A VA spokesperson declined comment on the Hammer, instead referring a reporter to VA Secretary Robert McDonald’s statement this spring.
“VA’s priority is to provide needed health care to the Veterans we serve. We work with tens of thousands of health care providers in communities across the country using the acquisition tools most appropriate for VA and the provider to deliver that care. It is clear that serious allegations have been made regarding VA’s purchase authorities and we are working diligently to review them,” he said at the time.
Mr. Frye told lawmakers in May he went public only after he had brought his concerns over the VA’s financial mismanagement to Mr. McDonald in the form of a 35-page memorandum in March but heard nothing back from him for seven weeks.
“I took to heart the Secretary’s invitation for ’whistle blowers’ to step forward,” Mr. Frye wrote in his letter, referring to Mr. McDonald’s request for VA employees to speak up about issues within the department during the fallout from the scandal in Phoenix.

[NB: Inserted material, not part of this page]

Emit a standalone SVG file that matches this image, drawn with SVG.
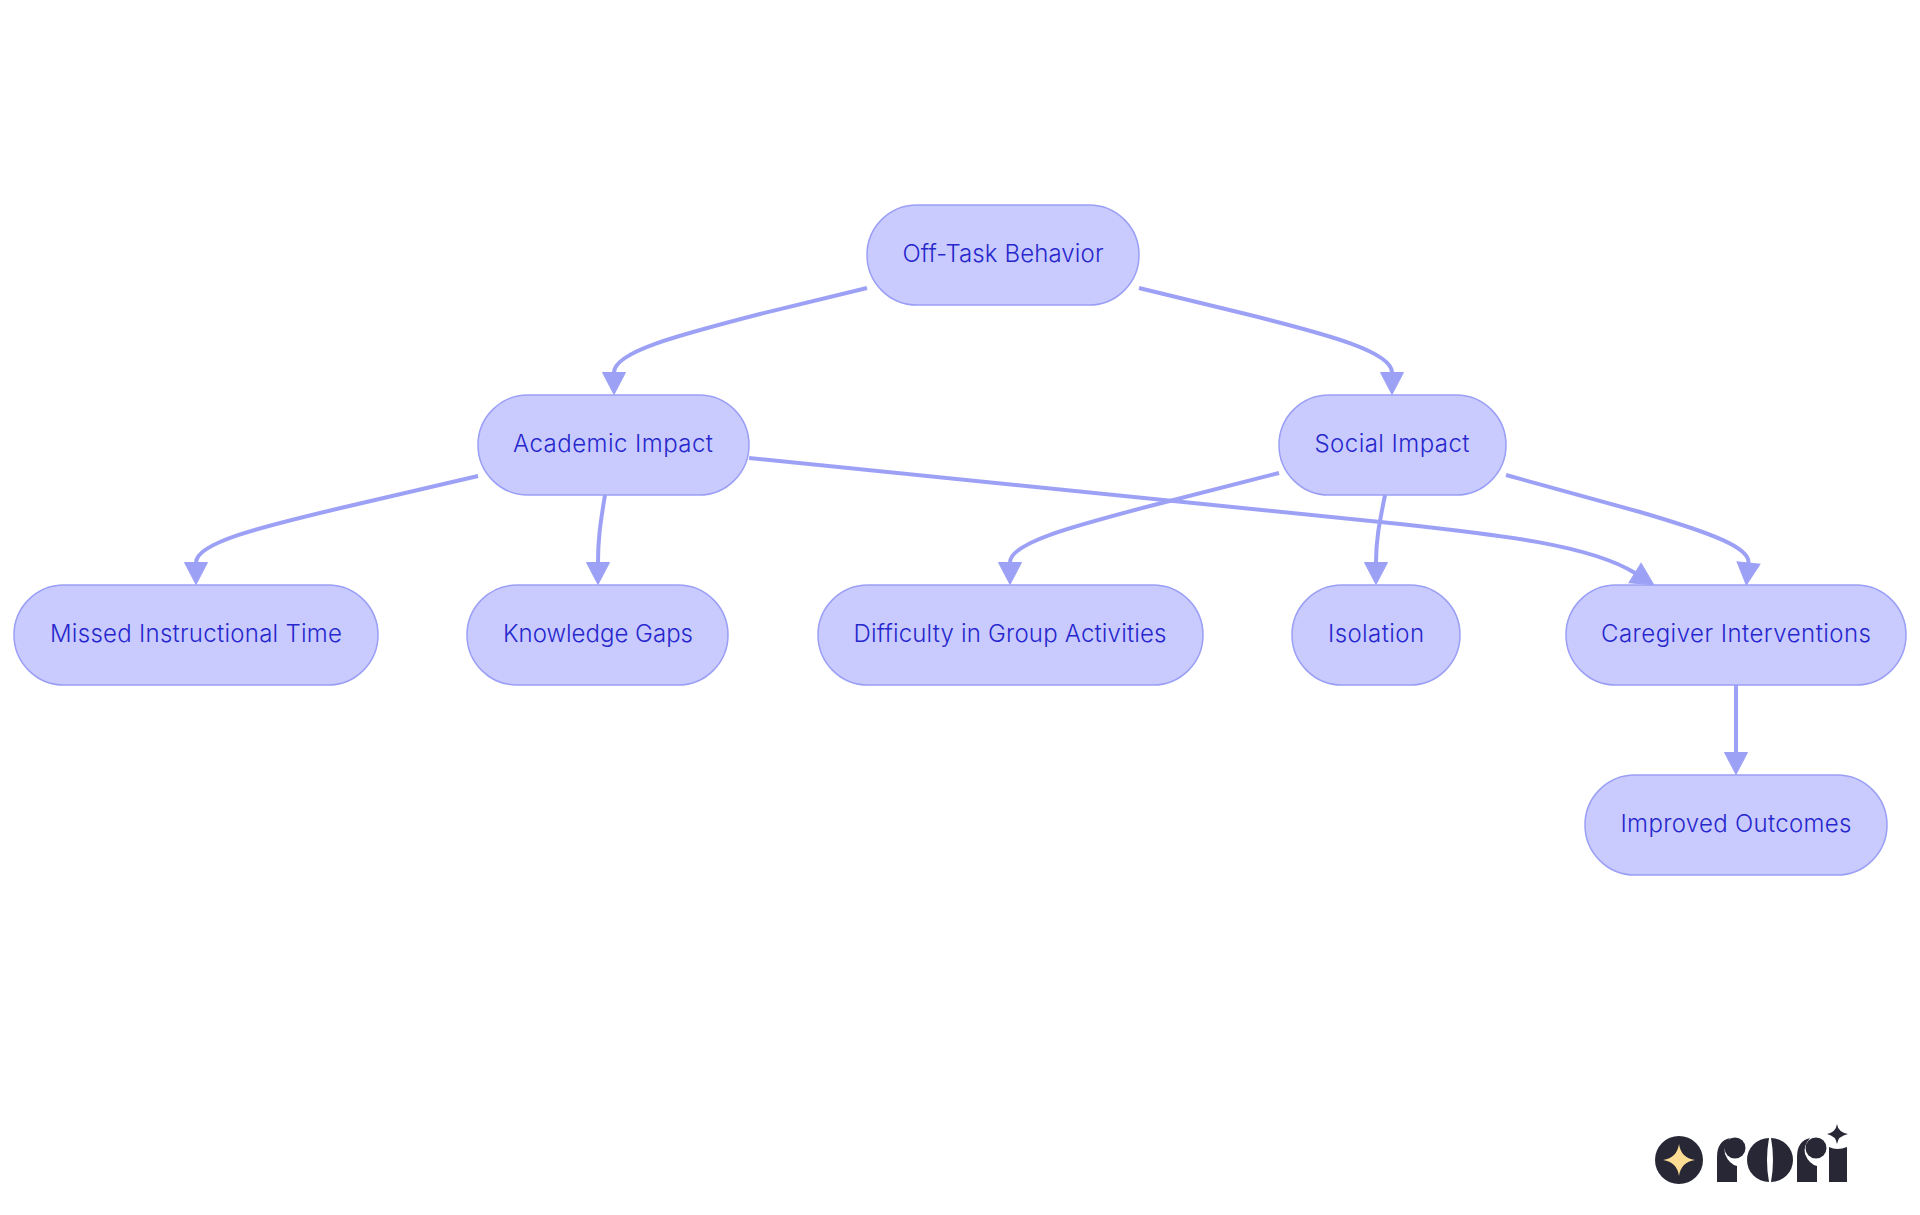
<svg xmlns="http://www.w3.org/2000/svg" width="1920" height="1215" viewBox="0 0 1920 1215">
<style>
.n{fill:#c9cbff;stroke:#9a9ff5;stroke-width:1.5}
.t{font-family:Inter,"Noto Sans",sans-serif;font-size:24px;font-weight:300;fill:#2727cc;text-anchor:middle}
.e{fill:none;stroke:#9da1f6;stroke-width:4}
.l{fill:#272736}
</style>
<defs><marker id="a" markerUnits="userSpaceOnUse" markerWidth="28" markerHeight="28" refX="1" refY="14" orient="auto" overflow="visible"><path d="M1 2.500L23 14L1 25.500z" fill="#9da1f6" stroke="#9da1f6" stroke-width="1"/></marker></defs>
<rect width="1920" height="1215" fill="#fff"/>
<g id="connectors">
<path class="e" marker-end="url(#a)" d="M867 288L760 314C675 336 614 352 614 372.500"/>
<path class="e" marker-end="url(#a)" d="M1139 288L1250 315C1330 335 1392 352 1392 372.500"/>
<path class="e" marker-end="url(#a)" d="M478 476L345 507C260 527 196 543 196 562.500"/>
<path class="e" marker-end="url(#a)" d="M605 495C600 525 598 540 598 562.500"/>
<path class="e" marker-end="url(#a)" d="M749 458L1400 524C1500 535 1590 545 1635 573"/>
<path class="e" marker-end="url(#a)" d="M1279 473L1150 506C1070 527 1010 543 1010 562.500"/>
<path class="e" marker-end="url(#a)" d="M1385 495C1379 525 1376 540 1376 562.500"/>
<path class="e" marker-end="url(#a)" d="M1506 475L1640 512C1715 534 1750 548 1748.500 563"/>
<path class="e" marker-end="url(#a)" d="M1736 685V752.500"/>
</g>
<g id="off-task"><rect class="n" x="867" y="205" width="272" height="100" rx="50"/><text class="t" x="1003" y="262" textLength="201">Off-Task Behavior</text></g>
<g id="academic"><rect class="n" x="478" y="395" width="271" height="100" rx="50"/><text class="t" x="613" y="452" textLength="200">Academic Impact</text></g>
<g id="social"><rect class="n" x="1279" y="395" width="227" height="100" rx="50"/><text class="t" x="1392" y="452" textLength="155">Social Impact</text></g>
<g id="missed"><rect class="n" x="14" y="585" width="364" height="100" rx="50"/><text class="t" x="196" y="642" textLength="292">Missed Instructional Time</text></g>
<g id="knowledge"><rect class="n" x="467" y="585" width="261" height="100" rx="50"/><text class="t" x="598" y="642" textLength="190">Knowledge Gaps</text></g>
<g id="difficulty"><rect class="n" x="818" y="585" width="385" height="100" rx="50"/><text class="t" x="1010" y="642" textLength="313">Difficulty in Group Activities</text></g>
<g id="isolation"><rect class="n" x="1292" y="585" width="168" height="100" rx="50"/><text class="t" x="1376" y="642" textLength="96">Isolation</text></g>
<g id="caregiver"><rect class="n" x="1566" y="585" width="340" height="100" rx="50"/><text class="t" x="1736" y="642" textLength="270">Caregiver Interventions</text></g>
<g id="improved"><rect class="n" x="1585" y="775" width="302" height="100" rx="50"/><text class="t" x="1736" y="832" textLength="231">Improved Outcomes</text></g>
<g id="logo">
<circle class="l" cx="1679" cy="1160" r="24"/>
<path d="M1679 1144Q1681 1158 1695 1160Q1681 1162 1679 1176Q1677 1162 1663 1160Q1677 1158 1679 1144z" fill="#fddc94"/>
<path class="l" d="M1717 1182V1157Q1717 1141 1730 1138Q1723 1146 1725 1154Q1729 1164 1737 1166V1182z"/>
<circle class="l" cx="1735" cy="1148" r="10.500"/>
<path class="l" d="M1769 1138A22 22 0 0 0 1769 1182Q1765 1160 1769 1138z"/>
<path class="l" d="M1771 1138A22 22 0 0 1 1771 1182Q1775 1160 1771 1138z"/>
<path class="l" d="M1797 1182V1157Q1797 1141 1810 1138Q1803 1146 1805 1154Q1809 1164 1817 1166V1182z"/>
<circle class="l" cx="1816" cy="1148" r="10.500"/>
<path class="l" d="M1829 1147Q1837 1151 1847 1147V1182H1829z"/>
<path class="l" d="M1837 1124Q1838 1132 1848 1134Q1838 1136 1837 1144Q1836 1136 1827 1134Q1836 1132 1837 1124z"/>
</g>
</svg>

Shortly after Mr. Frye released his letter Mr. McDonald told Government Executive that Mr. Frye’s memo was “just showing what he needs to improve, so I’m excited about him improving that.”
He acknowledged that waste within the department’s procurement office was a long-standing problem, but stopped short of taking responsibility for it. He said it was Mr. Frye’s “responsibility to fix it,” and added the department “has a lot of work to do.”
Members of Congress are losing patience with the VA. House Veterans Affairs’ Committee Chairman Jeff Miller, Florida Republican, went to the House floor in July to urge his colleagues to take more aggressive actions and create greater accountability inside an agency that seemed reluctant to punish its own for repeated failure.
The VA is “failing and continuing to fail,” Mr. Miller said. “The veterans deserve better. The status quo doesn’t work. Are you going to stand with the veterans or the bureaucrats? I know where your hearts are — it’s with the veterans, and of course it’s with the employees and the people. But there are some rotten people that work in the department that need to be fired, not protected.”